Personal information
- Full name: Verdon Joseph Thomas Chettleburgh
- Born: 19 November 1912 Dunedin, New Zealand
- Died: 4 September 1960 (aged 47) Lower Hutt, New Zealand
- Batting: Right-handed
- Bowling: Right-arm leg-spin

Domestic team information
- 1932/33–1940/41: Otago

Career statistics
| Competition | First-class |
| Matches | 19 |
| Runs scored | 733 |
| Batting average | 26.17 |
| 100s/50s | 0/2 |
| Top score | 84 |
| Balls bowled | 603 |
| Wickets | 11 |
| Bowling average | 37.63 |
| 5 wickets in innings | 0 |
| 10 wickets in match | 0 |
| Best bowling | 2/41 |
| Catches/stumpings | 12/– |
- Source: ESPNcricinfo, 19 February 2020

= Tom Chettleburgh =

New Zealand cricketer

Verdon Joseph Thomas Chettleburgh (19 November 1912 - 4 September 1960) was a New Zealand cricketer. He played nineteen first-class matches for Otago between 1932 and 1941.

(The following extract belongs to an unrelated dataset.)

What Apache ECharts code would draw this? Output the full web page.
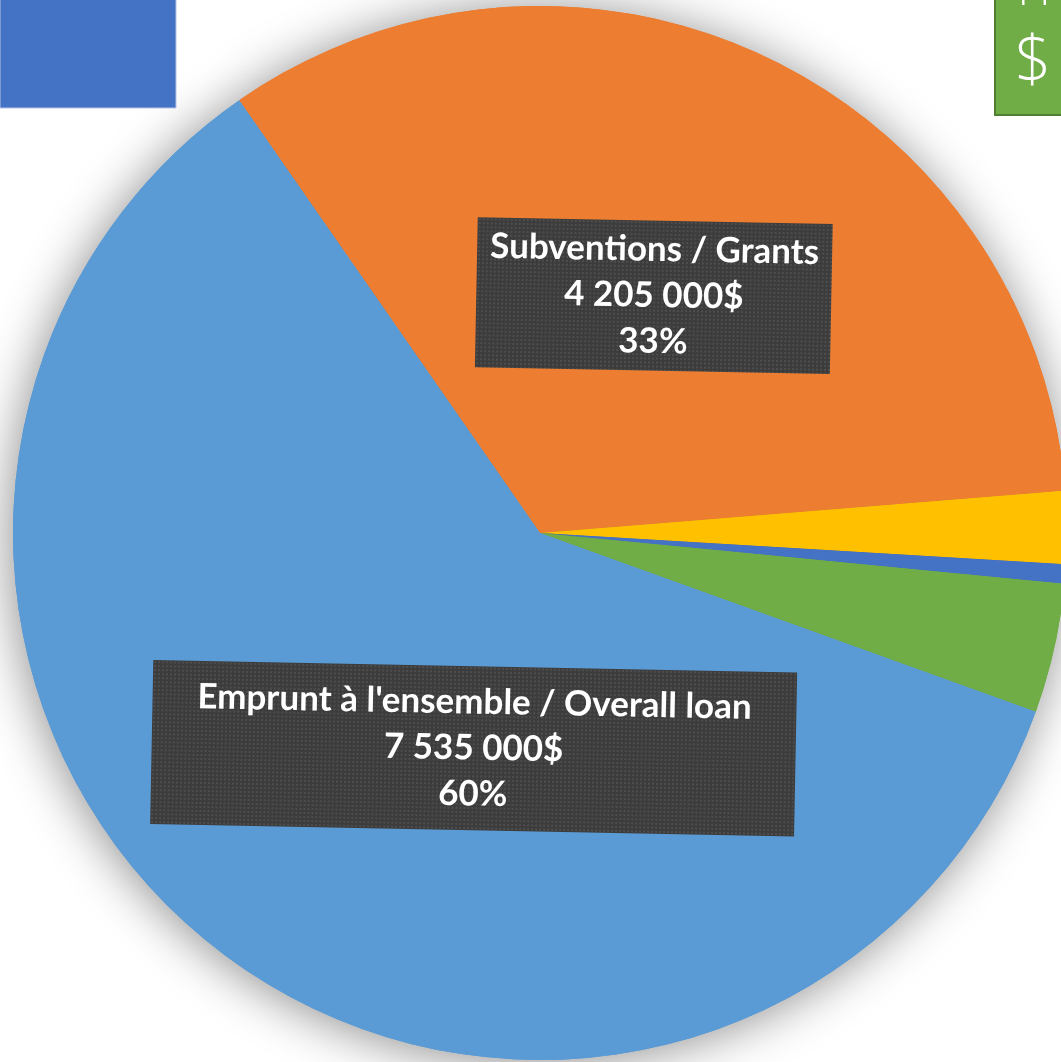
<!DOCTYPE html>
<html>
<head>
<meta charset="utf-8">
<script src="https://cdn.jsdelivr.net/npm/echarts@6/dist/echarts.min.js"></script>
<style>
  html, body { margin: 0; padding: 0; background: #fff; }
  #chart { width: 1061px; height: 1062px; }
</style>
</head>
<body>
<div id="chart"></div>
<script>
// données (sens horaire à partir du bord gauche de la tranche orange)
const sliceNames = ['Subventions / Grants', 'Source 3', 'Source 4', 'Source 5', "Emprunt à l'ensemble / Overall loan"]
const sliceValues = [4205000, 280000, 75000, 500000, 7535000]
const sliceColors = ['#ED7D31', '#FFC000', '#4472C4', '#70AD47', '#5B9BD5']
const labelShown = [true, false, false, false, true]

const myChart = echarts.init(document.getElementById('chart'))

// petite texture pointillée des étiquettes
const dotPattern = (w, h) => {
  const c = document.createElement('canvas')
  c.width = w
  c.height = h
  const ctx = c.getContext('2d')
  ctx.fillStyle = '#3c3c3c'
  ctx.fillRect(0, 0, w, h)
  ctx.fillStyle = '#4e4e4e'
  for (let y = 1; y < h; y += 4) {
    for (let x = 1; x < w; x += 4) ctx.fillRect(x, y, 2, 2)
  }
  return c
}

const fmtMoney = (v) => String(v).replace(/\B(?=(\d{3})+(?!\d))/g, ' ') + '$'

// boîtes des étiquettes : largeur texte, paddings, décalage
const boxes = {
  0: { w: 327, pv: 6, ph: 14, offset: [0, 3.5] },
  4: { w: 602, pv: 13, ph: 21, offset: [96, 2] }
}

const pieData = sliceNames.map((name, i) => {
  const item = { name, value: sliceValues[i], itemStyle: { color: sliceColors[i] } }
  if (!labelShown[i]) {
    item.label = { show: false }
  } else {
    const b = boxes[i]
    item.label = {
      width: b.w,
      overflow: 'none',
      padding: [b.pv + 3, b.ph, b.pv - 3, b.ph],
      offset: b.offset,
      backgroundColor: { image: dotPattern(b.w + 2 * b.ph, 138 + 2 * b.pv) }
    }
  }
  return item
})

const option = {
  animation: false,
  graphic: [
    {
      type: 'rect', z: 100,
      shape: { x: 0, y: -2, width: 176, height: 110 },
      style: { fill: '#4472C4', stroke: '#b4c4e6', lineWidth: 1 }
    },
    {
      type: 'rect', z: 100,
      shape: { x: 995, y: -4, width: 80, height: 119 },
      style: { fill: '#70AD47', stroke: '#507E32', lineWidth: 2 }
    },
    {
      type: 'text', z: 101, x: 1034, y: 15,
      style: { text: 'H', fill: '#fff', font: '300 46px "Open Sans"', align: 'center', verticalAlign: 'bottom' }
    },
    {
      type: 'text', z: 101, x: 1033, y: 64,
      style: { text: '$', fill: '#fff', font: '300 64px "Open Sans"', align: 'center', verticalAlign: 'middle' }
    }
  ],
  series: [
    {
      // ombre portée du disque
      type: 'pie',
      silent: true,
      z: 1,
      center: [540, 533],
      radius: 527,
      startAngle: 124.8,
      clockwise: true,
      label: { show: false },
      labelLine: { show: false },
      itemStyle: {
        borderWidth: 0,
        shadowBlur: 50,
        shadowColor: 'rgba(0,0,0,0.45)',
        shadowOffsetX: -2,
        shadowOffsetY: 3
      },
      data: sliceValues.map((v, i) => ({ value: v, itemStyle: { color: sliceColors[i] } }))
    },
    {
      type: 'pie',
      z: 2,
      center: [540, 533],
      radius: 527,
      startAngle: 124.8,
      clockwise: true,
      percentPrecision: 0,
      itemStyle: { borderWidth: 0 },
      labelLine: { show: false },
      label: {
        show: true,
        position: 'inside',
        rotate: -1.1,
        color: '#ffffff',
        fontFamily: 'Lato',
        fontWeight: 'bold',
        fontSize: 35,
        lineHeight: 46,
        align: 'center',
        overflow: 'none',
        shadowBlur: 6,
        shadowColor: 'rgba(0,0,0,0.55)',
        shadowOffsetX: 3,
        shadowOffsetY: 4,
        formatter: (params) => `${params.name}\n${fmtMoney(params.value)}\n${params.percent}%`
      },
      data: pieData
    }
  ]
}

myChart.setOption(option)
window.addEventListener('resize', myChart.resize)
</script>
</body>
</html>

Tom Chettleburgh attended Otago Boys' High School in Dunedin and worked as a bookkeeper. He made his highest first-class score in Otago's victory over Canterbury in the 1936-37 Plunket Shield, when he scored 39 (the top score in Otago's first innings) and 84. He was later a member of the board of the New Zealand Cricket Council. He died in 1960 at Lower Hutt; an obituary was published in the New Zealand Cricket Almanack.